* **What is needed**
Restate the data word for word and leave the images out.

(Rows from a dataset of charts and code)
>>>

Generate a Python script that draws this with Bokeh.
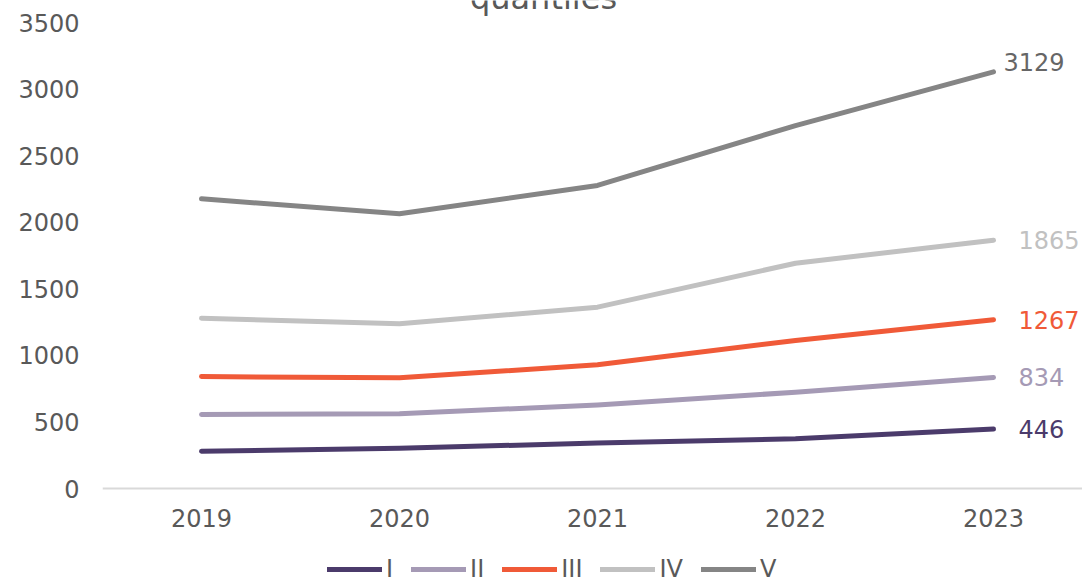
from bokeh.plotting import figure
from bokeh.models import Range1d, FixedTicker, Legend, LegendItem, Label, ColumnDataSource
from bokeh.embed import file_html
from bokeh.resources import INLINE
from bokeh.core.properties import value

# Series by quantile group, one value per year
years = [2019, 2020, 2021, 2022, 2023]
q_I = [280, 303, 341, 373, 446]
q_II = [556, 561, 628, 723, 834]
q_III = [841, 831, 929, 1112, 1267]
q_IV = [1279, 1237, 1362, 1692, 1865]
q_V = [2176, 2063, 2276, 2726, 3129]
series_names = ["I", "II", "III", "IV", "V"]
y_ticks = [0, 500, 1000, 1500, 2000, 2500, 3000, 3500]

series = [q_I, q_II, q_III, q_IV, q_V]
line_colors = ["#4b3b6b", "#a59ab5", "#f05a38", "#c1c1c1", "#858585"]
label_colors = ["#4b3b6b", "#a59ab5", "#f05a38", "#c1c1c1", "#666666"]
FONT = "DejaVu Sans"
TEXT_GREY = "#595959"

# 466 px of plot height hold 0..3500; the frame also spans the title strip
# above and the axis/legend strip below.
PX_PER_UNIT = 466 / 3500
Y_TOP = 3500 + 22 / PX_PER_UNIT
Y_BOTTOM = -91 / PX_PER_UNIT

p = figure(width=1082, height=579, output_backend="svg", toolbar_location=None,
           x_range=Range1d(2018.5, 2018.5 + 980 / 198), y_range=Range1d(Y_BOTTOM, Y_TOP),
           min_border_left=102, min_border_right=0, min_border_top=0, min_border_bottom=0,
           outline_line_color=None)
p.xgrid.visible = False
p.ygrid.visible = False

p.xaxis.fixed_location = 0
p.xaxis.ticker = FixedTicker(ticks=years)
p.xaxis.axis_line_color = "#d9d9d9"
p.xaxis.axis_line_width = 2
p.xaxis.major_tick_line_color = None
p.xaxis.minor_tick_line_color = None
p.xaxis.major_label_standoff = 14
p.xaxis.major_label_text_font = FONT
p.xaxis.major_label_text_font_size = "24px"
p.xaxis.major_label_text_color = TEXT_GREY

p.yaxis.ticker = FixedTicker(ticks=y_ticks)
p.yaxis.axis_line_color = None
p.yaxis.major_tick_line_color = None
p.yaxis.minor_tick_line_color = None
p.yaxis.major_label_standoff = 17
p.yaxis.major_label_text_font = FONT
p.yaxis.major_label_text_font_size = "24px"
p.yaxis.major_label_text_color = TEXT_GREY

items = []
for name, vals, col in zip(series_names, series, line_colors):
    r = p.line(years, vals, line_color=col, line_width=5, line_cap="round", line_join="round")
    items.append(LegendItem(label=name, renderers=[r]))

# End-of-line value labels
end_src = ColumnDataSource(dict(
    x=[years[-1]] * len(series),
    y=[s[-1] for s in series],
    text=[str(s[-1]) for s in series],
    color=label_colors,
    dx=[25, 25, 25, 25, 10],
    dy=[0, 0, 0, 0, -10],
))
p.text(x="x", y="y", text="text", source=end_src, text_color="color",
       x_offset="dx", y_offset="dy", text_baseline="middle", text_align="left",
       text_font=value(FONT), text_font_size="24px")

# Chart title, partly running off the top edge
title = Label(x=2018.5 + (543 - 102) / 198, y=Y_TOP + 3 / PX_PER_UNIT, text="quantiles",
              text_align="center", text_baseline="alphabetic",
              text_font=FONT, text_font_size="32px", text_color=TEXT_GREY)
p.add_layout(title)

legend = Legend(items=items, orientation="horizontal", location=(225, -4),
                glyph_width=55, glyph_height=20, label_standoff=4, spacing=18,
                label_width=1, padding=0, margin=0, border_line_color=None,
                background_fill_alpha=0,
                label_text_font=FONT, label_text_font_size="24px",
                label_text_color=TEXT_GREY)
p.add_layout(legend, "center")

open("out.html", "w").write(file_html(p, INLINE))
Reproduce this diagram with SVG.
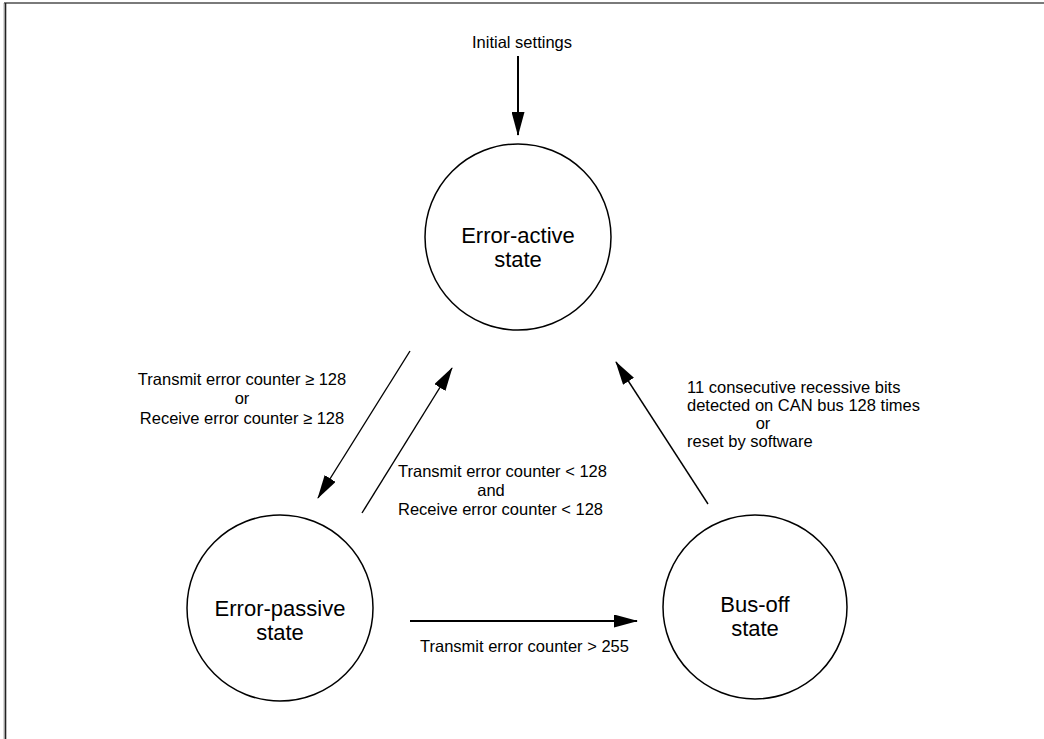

<<<

* **Problem solution**
Generate a Python script that draws this with Bokeh.
from bokeh.plotting import figure
from bokeh.models import Range1d, FixedTicker, Legend, LegendItem, Label, ColumnDataSource
from bokeh.embed import file_html
from bokeh.resources import INLINE
from bokeh.core.properties import value

# Series by quantile group, one value per year
years = [2019, 2020, 2021, 2022, 2023]
q_I = [280, 303, 341, 373, 446]
q_II = [556, 561, 628, 723, 834]
q_III = [841, 831, 929, 1112, 1267]
q_IV = [1279, 1237, 1362, 1692, 1865]
q_V = [2176, 2063, 2276, 2726, 3129]
series_names = ["I", "II", "III", "IV", "V"]
y_ticks = [0, 500, 1000, 1500, 2000, 2500, 3000, 3500]

series = [q_I, q_II, q_III, q_IV, q_V]
line_colors = ["#4b3b6b", "#a59ab5", "#f05a38", "#c1c1c1", "#858585"]
label_colors = ["#4b3b6b", "#a59ab5", "#f05a38", "#c1c1c1", "#666666"]
FONT = "DejaVu Sans"
TEXT_GREY = "#595959"

# 466 px of plot height hold 0..3500; the frame also spans the title strip
# above and the axis/legend strip below.
PX_PER_UNIT = 466 / 3500
Y_TOP = 3500 + 22 / PX_PER_UNIT
Y_BOTTOM = -91 / PX_PER_UNIT

p = figure(width=1082, height=579, output_backend="svg", toolbar_location=None,
           x_range=Range1d(2018.5, 2018.5 + 980 / 198), y_range=Range1d(Y_BOTTOM, Y_TOP),
           min_border_left=102, min_border_right=0, min_border_top=0, min_border_bottom=0,
           outline_line_color=None)
p.xgrid.visible = False
p.ygrid.visible = False

p.xaxis.fixed_location = 0
p.xaxis.ticker = FixedTicker(ticks=years)
p.xaxis.axis_line_color = "#d9d9d9"
p.xaxis.axis_line_width = 2
p.xaxis.major_tick_line_color = None
p.xaxis.minor_tick_line_color = None
p.xaxis.major_label_standoff = 14
p.xaxis.major_label_text_font = FONT
p.xaxis.major_label_text_font_size = "24px"
p.xaxis.major_label_text_color = TEXT_GREY

p.yaxis.ticker = FixedTicker(ticks=y_ticks)
p.yaxis.axis_line_color = None
p.yaxis.major_tick_line_color = None
p.yaxis.minor_tick_line_color = None
p.yaxis.major_label_standoff = 17
p.yaxis.major_label_text_font = FONT
p.yaxis.major_label_text_font_size = "24px"
p.yaxis.major_label_text_color = TEXT_GREY

items = []
for name, vals, col in zip(series_names, series, line_colors):
    r = p.line(years, vals, line_color=col, line_width=5, line_cap="round", line_join="round")
    items.append(LegendItem(label=name, renderers=[r]))

# End-of-line value labels
end_src = ColumnDataSource(dict(
    x=[years[-1]] * len(series),
    y=[s[-1] for s in series],
    text=[str(s[-1]) for s in series],
    color=label_colors,
    dx=[25, 25, 25, 25, 10],
    dy=[0, 0, 0, 0, -10],
))
p.text(x="x", y="y", text="text", source=end_src, text_color="color",
       x_offset="dx", y_offset="dy", text_baseline="middle", text_align="left",
       text_font=value(FONT), text_font_size="24px")

# Chart title, partly running off the top edge
title = Label(x=2018.5 + (543 - 102) / 198, y=Y_TOP + 3 / PX_PER_UNIT, text="quantiles",
              text_align="center", text_baseline="alphabetic",
              text_font=FONT, text_font_size="32px", text_color=TEXT_GREY)
p.add_layout(title)

legend = Legend(items=items, orientation="horizontal", location=(225, -4),
                glyph_width=55, glyph_height=20, label_standoff=4, spacing=18,
                label_width=1, padding=0, margin=0, border_line_color=None,
                background_fill_alpha=0,
                label_text_font=FONT, label_text_font_size="24px",
                label_text_color=TEXT_GREY)
p.add_layout(legend, "center")

open("out.html", "w").write(file_html(p, INLINE))
Reproduce this diagram with SVG.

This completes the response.